Inspiring guide to tackling tragedy and grief
HEALTH
Sheryl Sandberg and Adam Grant W.H. Allen €15.99
IN her last book, Lean In, Sheryl Sandberg wrote about the importance of having the right spouse. In a chapter called Make Your Partner a Real Partner she argued: “I truly believe that the single most important career decision that a woman makes is whether she will have a life partner and who that partner is.” It was a statement that begged some questions. What about the multitude of other decisions a woman might choose to make at one time or another? What about the women who are single at various points over the course of their lives? It whitewashed over a more complicated reality; and Sandberg’s restricted view of women’s experience was one of the book’s main flaws.
Two years on, Sandberg experienced the sort of tragedy that leaves many women unpartnered, when her husband, David Goldberg, collapsed at the gym while they were on holiday. They had been one of Silicon Valley’s golden couples, she the COO of Facebook, he the CEO of SurveyMonkey. But their wealth and success were not enough to ward off tragedy. Goldberg’s death, caused by cardiac arrhythmia, occurred when he was just 47 and Sandberg 45; the couple had two children, aged seven and 10.
Option B is a kind of Lean In for the distressed and grieving. It is a project as much as it is a book; readers are invited to visit the website Optionb.org and click through to Facebook communities focusing on resilience, family problems and bereavement. It’s co-authored by Adam Grant, a psychologist based at the Wharton Business School in Pennsylvania. Before Goldberg’s death he and Sandberg had already collaborated on a series of articles published in The New York Times about equality (sample title: How Men Can Succeed In The Boardroom And The Bedroom).
Yet it’s written in Sandberg’s voice with a single “I” narrating the text, and this proves to have been a good idea. Sandberg, as we encounter her here, is a modest and likeable character. Her personal tragedy provides a structure, while Grant’s scientific data gives weight to the account.

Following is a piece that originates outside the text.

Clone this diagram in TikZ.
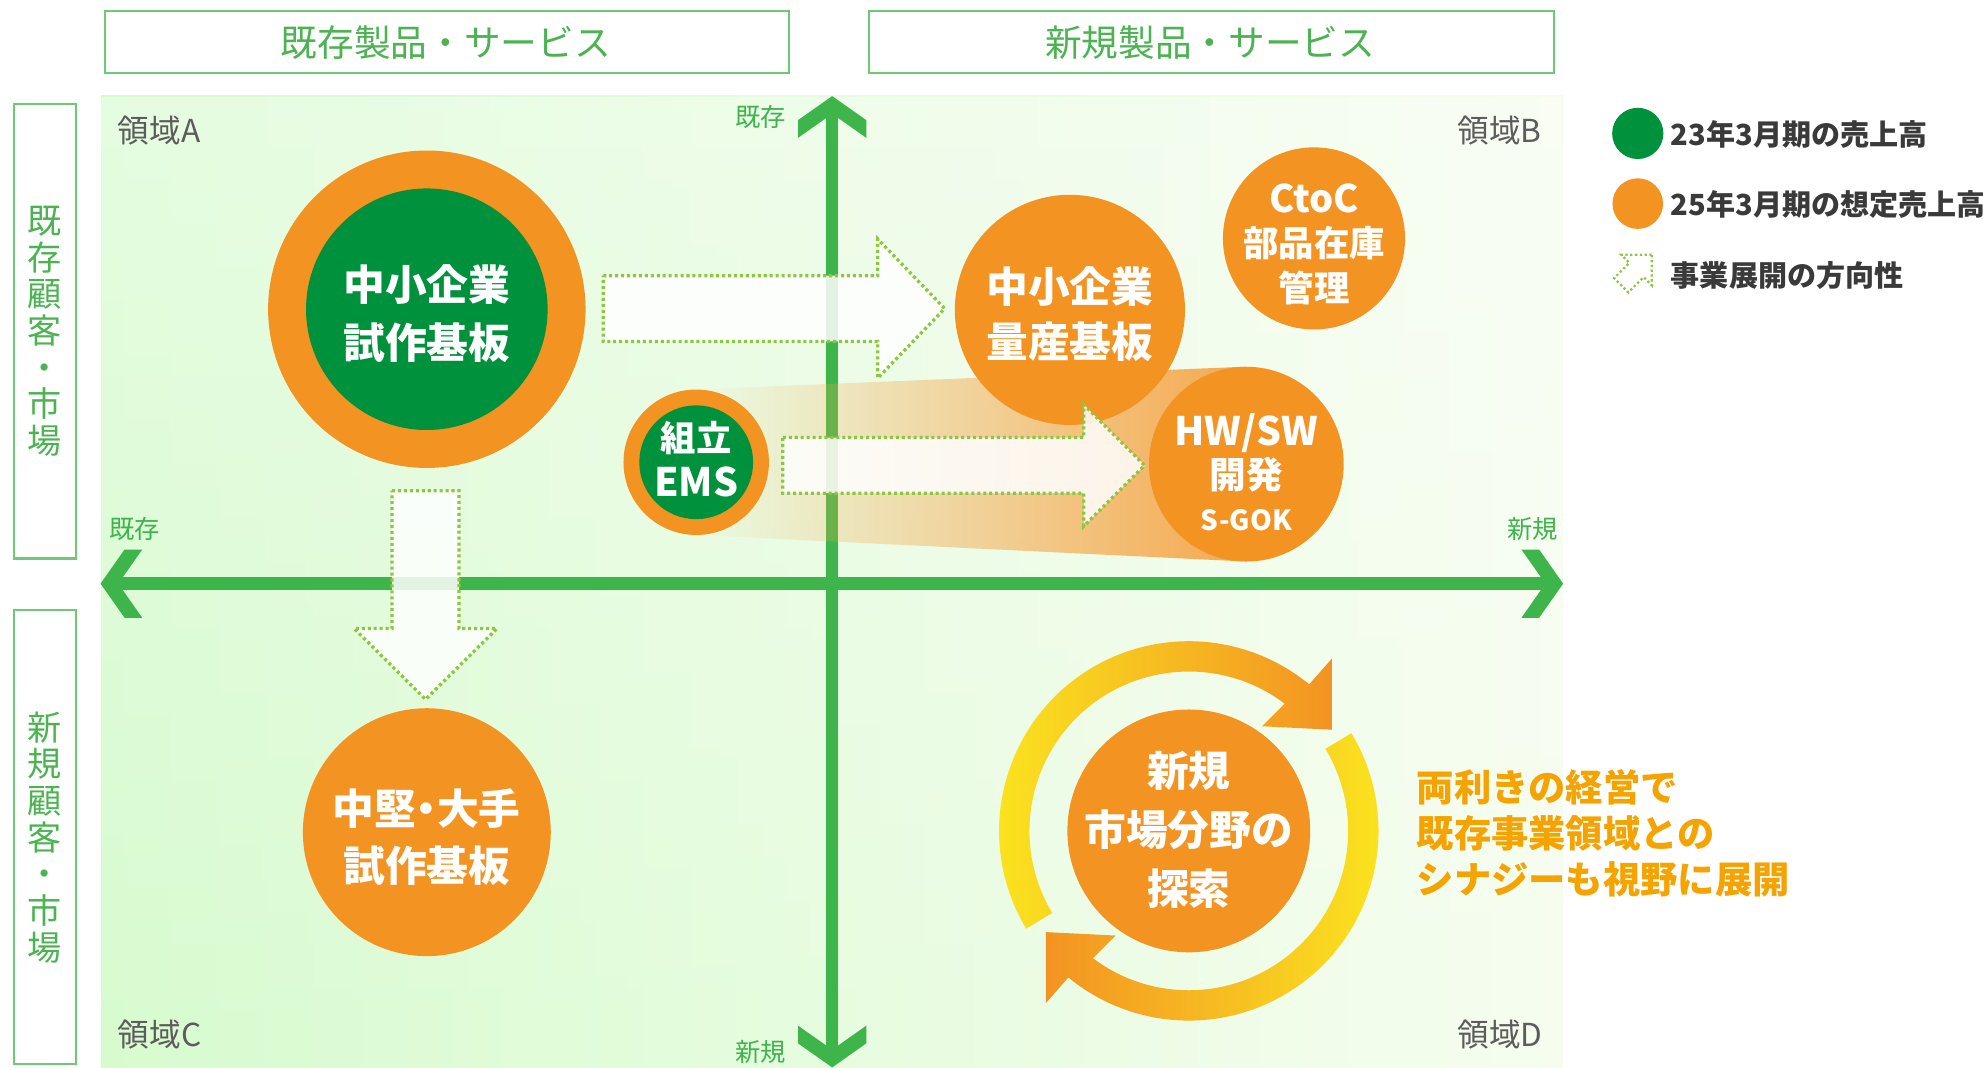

There’s little doubt that Sandberg’s abrupt introduction to widowhood was brutal. She was hanging out by the pool at their friend’s fiftieth birthday party in Mexico when she began to wonder where her husband was and went to look for him in the gym. “We found Dave on the floor, lying by the elliptical machine [cross-trainer],” she writes, “his face slightly blue and turned to the left, a small pool of blood under his head.” Sandberg gave him CPR, then his brother tried, and then a doctor, followed by a frantic trip to the nearest hospital in an ambulance. It was too late. Sandberg flew back to California, tasked with telling her children their father was dead.
She recalls how her daughter walked out of the house with a friendly, “Hi Mom.” Her son realised instantly that something was wrong. “Why are you home?” he asked. “And where’s Dad?” Though Sandberg is a billionaire, her tragedy is an ordinary one. That said, Option B introduces readers to the most elite of circles. Celebrities and billionaires, who seem unnervingly benign, populate the account. Elon Musk, the inventor and engineer, invites Sandberg and her children to watch an attempt by his company SpaceX to land a rocket at sea. Malala Yousafzai (who provides a blurb for the book) visits her to talk about her fight to give girls access to education. Mark Zuckerberg plays a major supporting role, flying Sandberg to a beach so she could experience something she had never seen with her husband. When she began to feel upset, Zuckerberg and his wife, Priscilla Chan, comfort her. This isn’t name-dropping. It simply represents Sandberg’s life.
Perhaps unsurprisingly, Facebook features as another intriguingly be-
nign presence — a place where feelings can be expressed and an ideal venue for them. “I did not truly understand how important Facebook could be to those suffering from loss until I experienced it myself,” Sandberg writes.
Sandberg observes in the book’s opening that: “We also know that not every story has a happy ending.” But by its end, she is dating again, and there’s a feeling of the circle closing (even if she makes clear that she still misses her husband). A woman suffering from an eating disorder recovers; and a man whose brother died in an accident grows up to work at McKinsey [management consultants].
In a sense, the story that Option B tells is a profoundly American one, in which grief itself can function in the service of capitalism. Referring to a Facebook employee who decided to tell colleagues she had breast cancer, she notes that “this openness made their work more efficient… Being more open personally led people to be more open professionally.”
Option B is likely to achieve the same wild popularity of Lean In, and it contains plenty of valuable insights. What’s missing, though, is a portrayal of ambivalence. Anecdotes about people who lived less than glittering lives after hardships or of failure that leads to more failure (not success) are conspicuous for their absence. Achieving what it sets out to do, Option B is about overcoming challenges and powering through.